* Written instruction
Reproduce the data below in full and exclude every picture.

* Dataset section
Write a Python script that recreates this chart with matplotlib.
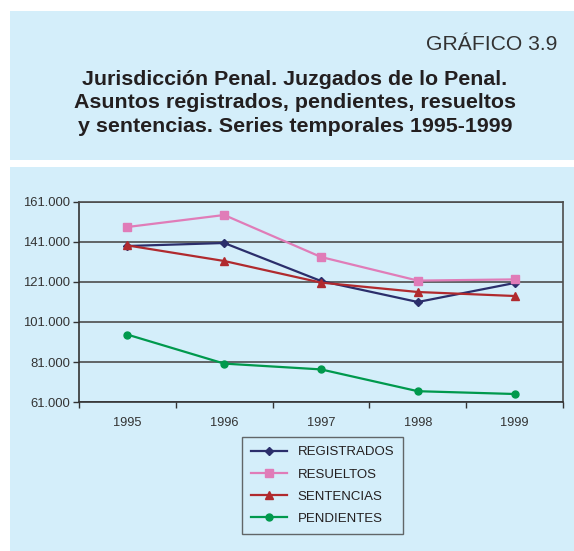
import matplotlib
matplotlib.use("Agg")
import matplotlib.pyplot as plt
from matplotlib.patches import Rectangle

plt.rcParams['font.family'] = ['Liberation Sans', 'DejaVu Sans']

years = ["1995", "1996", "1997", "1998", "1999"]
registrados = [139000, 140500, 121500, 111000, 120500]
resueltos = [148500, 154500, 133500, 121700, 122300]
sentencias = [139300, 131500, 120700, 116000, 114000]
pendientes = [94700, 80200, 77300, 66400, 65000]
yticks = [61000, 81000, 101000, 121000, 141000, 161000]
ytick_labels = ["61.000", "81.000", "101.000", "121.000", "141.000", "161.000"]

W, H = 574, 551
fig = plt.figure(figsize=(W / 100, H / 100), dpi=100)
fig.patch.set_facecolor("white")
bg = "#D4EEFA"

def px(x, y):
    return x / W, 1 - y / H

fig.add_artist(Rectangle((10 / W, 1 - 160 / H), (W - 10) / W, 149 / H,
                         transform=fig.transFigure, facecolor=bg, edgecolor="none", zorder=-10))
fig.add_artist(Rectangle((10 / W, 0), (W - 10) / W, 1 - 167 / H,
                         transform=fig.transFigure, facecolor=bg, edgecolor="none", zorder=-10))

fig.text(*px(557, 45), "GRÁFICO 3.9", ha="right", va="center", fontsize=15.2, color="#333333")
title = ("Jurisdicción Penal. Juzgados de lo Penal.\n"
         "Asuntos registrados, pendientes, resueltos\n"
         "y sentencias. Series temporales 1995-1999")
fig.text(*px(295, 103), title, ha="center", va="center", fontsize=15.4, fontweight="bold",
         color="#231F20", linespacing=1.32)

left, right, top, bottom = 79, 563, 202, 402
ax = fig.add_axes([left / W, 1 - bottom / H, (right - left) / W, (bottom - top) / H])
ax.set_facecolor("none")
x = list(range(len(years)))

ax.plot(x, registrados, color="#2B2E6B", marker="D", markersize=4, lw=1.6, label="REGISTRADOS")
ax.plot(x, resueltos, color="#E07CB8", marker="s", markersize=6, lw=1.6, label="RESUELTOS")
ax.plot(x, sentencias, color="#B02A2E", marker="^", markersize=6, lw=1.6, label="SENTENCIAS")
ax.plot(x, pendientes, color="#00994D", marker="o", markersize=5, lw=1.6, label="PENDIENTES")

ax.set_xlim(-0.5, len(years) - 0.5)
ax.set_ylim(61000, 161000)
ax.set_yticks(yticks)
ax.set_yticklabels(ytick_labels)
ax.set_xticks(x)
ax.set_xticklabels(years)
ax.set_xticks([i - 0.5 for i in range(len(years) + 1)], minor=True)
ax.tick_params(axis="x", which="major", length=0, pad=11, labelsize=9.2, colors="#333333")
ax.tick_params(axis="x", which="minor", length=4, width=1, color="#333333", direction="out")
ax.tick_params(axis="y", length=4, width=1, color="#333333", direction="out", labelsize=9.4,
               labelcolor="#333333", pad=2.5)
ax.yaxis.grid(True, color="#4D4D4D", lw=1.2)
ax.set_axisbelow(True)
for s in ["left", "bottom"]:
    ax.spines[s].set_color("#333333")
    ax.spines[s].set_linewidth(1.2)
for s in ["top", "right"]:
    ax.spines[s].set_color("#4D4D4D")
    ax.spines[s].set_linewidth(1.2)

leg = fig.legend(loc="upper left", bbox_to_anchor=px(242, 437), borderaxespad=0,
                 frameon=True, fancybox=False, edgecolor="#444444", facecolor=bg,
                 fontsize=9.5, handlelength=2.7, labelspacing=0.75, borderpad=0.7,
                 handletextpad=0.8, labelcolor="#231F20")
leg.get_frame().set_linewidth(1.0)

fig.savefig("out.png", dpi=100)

* Expected answer
Write a Python script that recreates this chart with matplotlib.
import matplotlib
matplotlib.use("Agg")
import matplotlib.pyplot as plt
from matplotlib.patches import Rectangle

plt.rcParams['font.family'] = ['Liberation Sans', 'DejaVu Sans']

years = ["1995", "1996", "1997", "1998", "1999"]
registrados = [139000, 140500, 121500, 111000, 120500]
resueltos = [148500, 154500, 133500, 121700, 122300]
sentencias = [139300, 131500, 120700, 116000, 114000]
pendientes = [94700, 80200, 77300, 66400, 65000]
yticks = [61000, 81000, 101000, 121000, 141000, 161000]
ytick_labels = ["61.000", "81.000", "101.000", "121.000", "141.000", "161.000"]

W, H = 574, 551
fig = plt.figure(figsize=(W / 100, H / 100), dpi=100)
fig.patch.set_facecolor("white")
bg = "#D4EEFA"

def px(x, y):
    return x / W, 1 - y / H

fig.add_artist(Rectangle((10 / W, 1 - 160 / H), (W - 10) / W, 149 / H,
                         transform=fig.transFigure, facecolor=bg, edgecolor="none", zorder=-10))
fig.add_artist(Rectangle((10 / W, 0), (W - 10) / W, 1 - 167 / H,
                         transform=fig.transFigure, facecolor=bg, edgecolor="none", zorder=-10))

fig.text(*px(557, 45), "GRÁFICO 3.9", ha="right", va="center", fontsize=15.2, color="#333333")
title = ("Jurisdicción Penal. Juzgados de lo Penal.\n"
         "Asuntos registrados, pendientes, resueltos\n"
         "y sentencias. Series temporales 1995-1999")
fig.text(*px(295, 103), title, ha="center", va="center", fontsize=15.4, fontweight="bold",
         color="#231F20", linespacing=1.32)

left, right, top, bottom = 79, 563, 202, 402
ax = fig.add_axes([left / W, 1 - bottom / H, (right - left) / W, (bottom - top) / H])
ax.set_facecolor("none")
x = list(range(len(years)))

ax.plot(x, registrados, color="#2B2E6B", marker="D", markersize=4, lw=1.6, label="REGISTRADOS")
ax.plot(x, resueltos, color="#E07CB8", marker="s", markersize=6, lw=1.6, label="RESUELTOS")
ax.plot(x, sentencias, color="#B02A2E", marker="^", markersize=6, lw=1.6, label="SENTENCIAS")
ax.plot(x, pendientes, color="#00994D", marker="o", markersize=5, lw=1.6, label="PENDIENTES")

ax.set_xlim(-0.5, len(years) - 0.5)
ax.set_ylim(61000, 161000)
ax.set_yticks(yticks)
ax.set_yticklabels(ytick_labels)
ax.set_xticks(x)
ax.set_xticklabels(years)
ax.set_xticks([i - 0.5 for i in range(len(years) + 1)], minor=True)
ax.tick_params(axis="x", which="major", length=0, pad=11, labelsize=9.2, colors="#333333")
ax.tick_params(axis="x", which="minor", length=4, width=1, color="#333333", direction="out")
ax.tick_params(axis="y", length=4, width=1, color="#333333", direction="out", labelsize=9.4,
               labelcolor="#333333", pad=2.5)
ax.yaxis.grid(True, color="#4D4D4D", lw=1.2)
ax.set_axisbelow(True)
for s in ["left", "bottom"]:
    ax.spines[s].set_color("#333333")
    ax.spines[s].set_linewidth(1.2)
for s in ["top", "right"]:
    ax.spines[s].set_color("#4D4D4D")
    ax.spines[s].set_linewidth(1.2)

leg = fig.legend(loc="upper left", bbox_to_anchor=px(242, 437), borderaxespad=0,
                 frameon=True, fancybox=False, edgecolor="#444444", facecolor=bg,
                 fontsize=9.5, handlelength=2.7, labelspacing=0.75, borderpad=0.7,
                 handletextpad=0.8, labelcolor="#231F20")
leg.get_frame().set_linewidth(1.0)

fig.savefig("out.png", dpi=100)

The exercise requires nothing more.